Instruction Reordering and Ordering in Java Double-Checked Locking

I) Instruction Reordering

First, it is essential to distinguish that instruction reordering and ordering are not the same; this distinction is crucial.

Common statements:

volatile guarantees memory visibility and prevents instruction reordering but does not guarantee atomicity.

synchronized guarantees atomicity, visibility, and ordering.

Note: the ordering mentioned here does not mean that instruction reordering is prohibited.

Example: In the double‑checked singleton pattern, if synchronized could prevent reordering, volatile would be unnecessary.

2) DCL Bytecode Analysis of Instruction Reordering

Understanding that the statement Object obj = new Object(); is not atomic; it consists of three steps:

Allocate memory and create the object.

Invoke the object's constructor.

Assign the reference to obj .

a) DCL double‑checked locking code

public class MySingleton {

    private static MySingleton INSTANCE;

    private MySingleton() {
    }

    public static MySingleton getInstance() {
        if (INSTANCE == null) {
            synchronized (MySingleton.class) {
                if (INSTANCE == null) {
                    INSTANCE = new MySingleton();
                }
            }
        }
        return INSTANCE;
    }
}

b) Corresponding bytecode (excerpt)

From the bytecode we see that the statement new MySingleton(); corresponds to lines 17, 20, 21, and 24 (line 20 is a reference copy and can be ignored).

Line 17: Allocate memory for a MySingleton object.

Line 21: Invoke the constructor.

Line 24: Assign the reference to the static variable INSTANCE .

The expected execution order is 17 → 21 → 24, but the JVM may reorder it to 17 → 24 → 21 for performance.

Problems caused by instruction reordering

Thread T1 may execute 17, 24, 21, assigning the reference before the constructor finishes.

Thread T2 reads if (INSTANCE == null) , finds it non‑null, and returns the partially constructed object, leading to unpredictable behavior.

Thus, instruction reordering is harmless in a single‑threaded context but can produce subtle bugs in multithreaded scenarios.

II) Ordering

Since synchronized cannot prevent instruction reordering, what ordering does it guarantee?

It ensures that when multiple threads invoke methods protected by synchronized , the concurrent execution becomes serial: the thread that acquires the lock executes first.

1) Code Example

Two threads T1 and T2 both obtain the singleton instance and call a synchronized test method.
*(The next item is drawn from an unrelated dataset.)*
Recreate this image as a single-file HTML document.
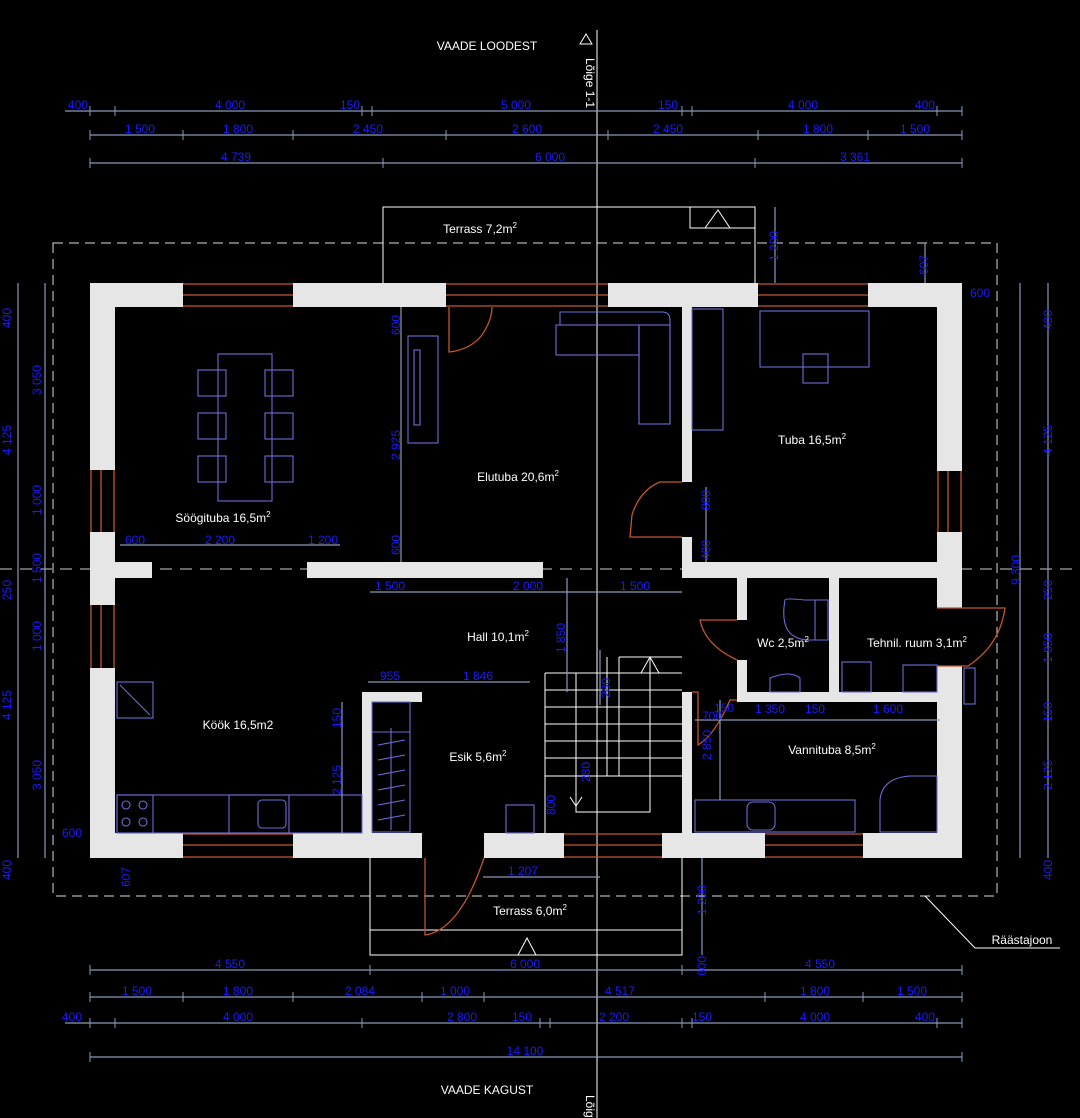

public class MySingleton {

    private static MySingleton INSTANCE;

    private MySingleton() {
    }

    public static MySingleton getInstance() {
        if (INSTANCE == null) {
            synchronized (MySingleton.class) {
                if (INSTANCE == null) {
                    INSTANCE = new MySingleton();
                }
            }
        }
        return INSTANCE;
    }

    public static void test(final MySingleton singleton) {
        synchronized (MySingleton.class) {
            System.out.println(singleton);
        }
    }
}

Test code:

public class MySingletonTest {
    // Both threads obtain the singleton and invoke the synchronized test method
    public static void main(final String[] args) {
        new Thread(() -> {
            MySingleton instance = MySingleton.getInstance();
            MySingleton.test(instance);
        }, "t1").start();
        new Thread(() -> {
            MySingleton instance = MySingleton.getInstance();
            MySingleton.test(instance);
        }, "t2").start();
    }
}

Even if T2 obtains the reference before the constructor finishes, calling MySingleton.test(instance) does not cause issues because the synchronized block serializes the execution, ensuring the object is fully constructed before the method body runs.

Therefore, synchronized guarantees ordering by converting concurrent execution into serial execution, but it does not eliminate internal instruction reordering.